-- begin Data to use --
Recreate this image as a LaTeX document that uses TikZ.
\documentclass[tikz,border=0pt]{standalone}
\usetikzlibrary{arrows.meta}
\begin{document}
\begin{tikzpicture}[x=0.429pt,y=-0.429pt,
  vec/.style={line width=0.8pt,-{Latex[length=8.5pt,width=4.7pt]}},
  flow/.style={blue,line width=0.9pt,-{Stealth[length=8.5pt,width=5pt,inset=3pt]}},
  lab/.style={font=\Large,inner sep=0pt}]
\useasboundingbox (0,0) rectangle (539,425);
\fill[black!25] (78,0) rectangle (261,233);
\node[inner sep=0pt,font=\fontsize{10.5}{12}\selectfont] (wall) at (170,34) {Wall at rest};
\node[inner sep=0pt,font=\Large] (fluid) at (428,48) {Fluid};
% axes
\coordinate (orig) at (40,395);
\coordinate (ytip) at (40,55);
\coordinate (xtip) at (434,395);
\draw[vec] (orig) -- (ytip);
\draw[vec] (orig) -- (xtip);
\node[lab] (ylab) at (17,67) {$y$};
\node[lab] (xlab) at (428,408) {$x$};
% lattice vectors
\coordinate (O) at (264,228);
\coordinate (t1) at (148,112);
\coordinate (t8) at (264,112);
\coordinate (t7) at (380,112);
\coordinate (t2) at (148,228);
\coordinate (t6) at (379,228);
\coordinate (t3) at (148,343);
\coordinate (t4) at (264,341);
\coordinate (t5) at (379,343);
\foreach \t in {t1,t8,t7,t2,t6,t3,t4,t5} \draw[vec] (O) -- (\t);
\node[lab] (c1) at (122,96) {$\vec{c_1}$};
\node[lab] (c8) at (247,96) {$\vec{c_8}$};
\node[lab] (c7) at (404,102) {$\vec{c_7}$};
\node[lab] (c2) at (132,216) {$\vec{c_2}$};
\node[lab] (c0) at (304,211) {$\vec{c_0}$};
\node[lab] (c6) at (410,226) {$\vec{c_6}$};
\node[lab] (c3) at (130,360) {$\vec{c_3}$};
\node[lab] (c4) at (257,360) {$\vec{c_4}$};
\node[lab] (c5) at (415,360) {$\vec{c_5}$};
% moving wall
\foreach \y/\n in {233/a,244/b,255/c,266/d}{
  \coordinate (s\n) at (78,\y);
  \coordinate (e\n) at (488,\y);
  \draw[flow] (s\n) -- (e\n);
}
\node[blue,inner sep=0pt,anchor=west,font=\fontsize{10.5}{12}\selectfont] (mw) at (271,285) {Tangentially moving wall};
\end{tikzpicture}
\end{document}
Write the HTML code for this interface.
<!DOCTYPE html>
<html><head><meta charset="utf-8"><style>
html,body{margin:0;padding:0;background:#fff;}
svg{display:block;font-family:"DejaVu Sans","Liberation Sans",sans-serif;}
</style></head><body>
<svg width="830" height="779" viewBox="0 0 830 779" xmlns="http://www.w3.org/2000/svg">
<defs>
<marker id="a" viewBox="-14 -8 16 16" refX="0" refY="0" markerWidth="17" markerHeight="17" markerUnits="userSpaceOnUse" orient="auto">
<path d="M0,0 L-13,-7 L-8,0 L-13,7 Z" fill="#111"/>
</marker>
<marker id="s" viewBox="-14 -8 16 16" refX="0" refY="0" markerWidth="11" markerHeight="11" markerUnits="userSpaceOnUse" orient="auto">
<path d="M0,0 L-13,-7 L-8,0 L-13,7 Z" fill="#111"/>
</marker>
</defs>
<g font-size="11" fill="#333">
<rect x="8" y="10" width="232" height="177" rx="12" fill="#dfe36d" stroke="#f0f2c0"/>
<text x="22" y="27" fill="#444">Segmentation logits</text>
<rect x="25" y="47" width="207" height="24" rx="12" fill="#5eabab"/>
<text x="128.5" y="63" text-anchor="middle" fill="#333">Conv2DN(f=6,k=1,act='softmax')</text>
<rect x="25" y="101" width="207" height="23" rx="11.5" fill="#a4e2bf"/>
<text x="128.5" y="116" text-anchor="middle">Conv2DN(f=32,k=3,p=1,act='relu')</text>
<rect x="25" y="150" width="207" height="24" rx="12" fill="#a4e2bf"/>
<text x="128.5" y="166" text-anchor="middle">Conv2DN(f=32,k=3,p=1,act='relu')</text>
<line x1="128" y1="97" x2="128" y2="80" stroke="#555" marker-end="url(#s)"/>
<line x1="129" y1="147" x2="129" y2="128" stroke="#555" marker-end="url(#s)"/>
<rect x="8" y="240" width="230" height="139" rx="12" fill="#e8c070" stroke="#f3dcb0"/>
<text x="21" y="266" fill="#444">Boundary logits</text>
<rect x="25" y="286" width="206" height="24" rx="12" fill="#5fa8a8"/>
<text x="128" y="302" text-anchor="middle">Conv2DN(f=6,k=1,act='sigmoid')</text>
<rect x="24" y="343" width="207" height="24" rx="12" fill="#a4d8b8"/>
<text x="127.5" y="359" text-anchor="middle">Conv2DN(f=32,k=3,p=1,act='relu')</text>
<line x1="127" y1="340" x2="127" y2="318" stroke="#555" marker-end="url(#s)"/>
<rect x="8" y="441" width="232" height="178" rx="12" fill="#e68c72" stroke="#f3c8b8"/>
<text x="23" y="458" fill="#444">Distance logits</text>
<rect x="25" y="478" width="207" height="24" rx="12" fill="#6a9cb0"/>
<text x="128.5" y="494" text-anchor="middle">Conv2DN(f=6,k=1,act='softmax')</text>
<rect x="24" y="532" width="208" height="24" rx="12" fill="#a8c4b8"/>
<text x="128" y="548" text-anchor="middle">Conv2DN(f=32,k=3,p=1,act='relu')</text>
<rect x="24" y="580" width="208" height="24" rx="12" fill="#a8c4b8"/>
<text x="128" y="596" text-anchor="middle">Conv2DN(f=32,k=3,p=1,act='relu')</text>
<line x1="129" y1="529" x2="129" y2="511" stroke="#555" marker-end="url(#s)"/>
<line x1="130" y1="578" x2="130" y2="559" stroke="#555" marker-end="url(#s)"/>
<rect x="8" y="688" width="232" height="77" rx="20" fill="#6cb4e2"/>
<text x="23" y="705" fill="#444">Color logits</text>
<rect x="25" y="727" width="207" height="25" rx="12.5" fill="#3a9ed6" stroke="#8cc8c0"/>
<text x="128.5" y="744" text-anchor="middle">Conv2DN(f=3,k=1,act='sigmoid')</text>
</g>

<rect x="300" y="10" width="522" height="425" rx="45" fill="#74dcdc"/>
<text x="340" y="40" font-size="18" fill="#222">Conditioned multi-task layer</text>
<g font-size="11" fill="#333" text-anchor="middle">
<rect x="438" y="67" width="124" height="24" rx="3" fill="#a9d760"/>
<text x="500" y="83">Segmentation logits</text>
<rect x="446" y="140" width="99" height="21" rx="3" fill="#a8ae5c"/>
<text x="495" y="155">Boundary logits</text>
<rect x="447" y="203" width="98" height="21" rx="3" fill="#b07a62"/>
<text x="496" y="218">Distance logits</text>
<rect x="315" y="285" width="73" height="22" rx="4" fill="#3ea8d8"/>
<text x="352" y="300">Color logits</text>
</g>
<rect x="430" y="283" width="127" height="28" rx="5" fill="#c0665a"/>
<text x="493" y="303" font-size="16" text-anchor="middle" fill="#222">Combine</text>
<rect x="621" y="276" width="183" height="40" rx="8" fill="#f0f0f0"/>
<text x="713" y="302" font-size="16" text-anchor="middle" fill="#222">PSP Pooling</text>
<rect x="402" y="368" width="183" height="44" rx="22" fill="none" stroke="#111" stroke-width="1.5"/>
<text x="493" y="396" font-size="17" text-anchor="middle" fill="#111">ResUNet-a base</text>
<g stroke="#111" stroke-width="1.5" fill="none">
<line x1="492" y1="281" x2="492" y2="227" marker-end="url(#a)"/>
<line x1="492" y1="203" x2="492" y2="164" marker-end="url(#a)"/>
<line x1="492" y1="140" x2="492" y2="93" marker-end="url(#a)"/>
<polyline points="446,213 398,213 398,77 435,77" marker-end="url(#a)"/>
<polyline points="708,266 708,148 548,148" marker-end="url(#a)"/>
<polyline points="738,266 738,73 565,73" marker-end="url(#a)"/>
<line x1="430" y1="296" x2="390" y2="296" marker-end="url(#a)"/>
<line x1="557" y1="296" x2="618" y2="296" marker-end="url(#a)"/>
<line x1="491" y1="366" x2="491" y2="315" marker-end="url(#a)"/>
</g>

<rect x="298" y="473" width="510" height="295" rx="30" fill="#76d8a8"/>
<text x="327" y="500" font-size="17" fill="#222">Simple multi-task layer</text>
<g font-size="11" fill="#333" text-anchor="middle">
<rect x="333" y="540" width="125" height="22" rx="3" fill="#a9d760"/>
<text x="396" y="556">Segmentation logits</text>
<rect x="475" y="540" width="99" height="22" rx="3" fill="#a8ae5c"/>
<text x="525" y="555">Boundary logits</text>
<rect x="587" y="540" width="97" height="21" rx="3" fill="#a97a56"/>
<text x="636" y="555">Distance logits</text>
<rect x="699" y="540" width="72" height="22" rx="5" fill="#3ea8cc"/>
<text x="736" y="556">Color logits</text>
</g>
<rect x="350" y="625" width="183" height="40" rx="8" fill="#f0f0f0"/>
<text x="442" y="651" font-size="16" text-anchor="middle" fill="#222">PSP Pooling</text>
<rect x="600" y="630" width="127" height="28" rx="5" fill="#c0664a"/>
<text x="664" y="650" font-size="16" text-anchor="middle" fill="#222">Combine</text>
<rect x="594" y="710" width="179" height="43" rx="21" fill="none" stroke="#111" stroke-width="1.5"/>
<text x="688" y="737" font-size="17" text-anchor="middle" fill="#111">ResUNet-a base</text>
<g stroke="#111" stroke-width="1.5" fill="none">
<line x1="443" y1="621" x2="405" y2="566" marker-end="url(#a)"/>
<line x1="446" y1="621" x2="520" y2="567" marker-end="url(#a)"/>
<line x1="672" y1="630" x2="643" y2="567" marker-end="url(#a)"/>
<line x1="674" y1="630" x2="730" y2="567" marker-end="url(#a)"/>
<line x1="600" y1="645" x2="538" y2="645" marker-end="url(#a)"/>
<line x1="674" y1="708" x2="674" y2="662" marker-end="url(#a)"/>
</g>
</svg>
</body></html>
-- end Data to use --
Your task is to list each line of the records with the word "this".

Result of the task
Recreate this image as a LaTeX document that uses TikZ.
Write the HTML code for this interface.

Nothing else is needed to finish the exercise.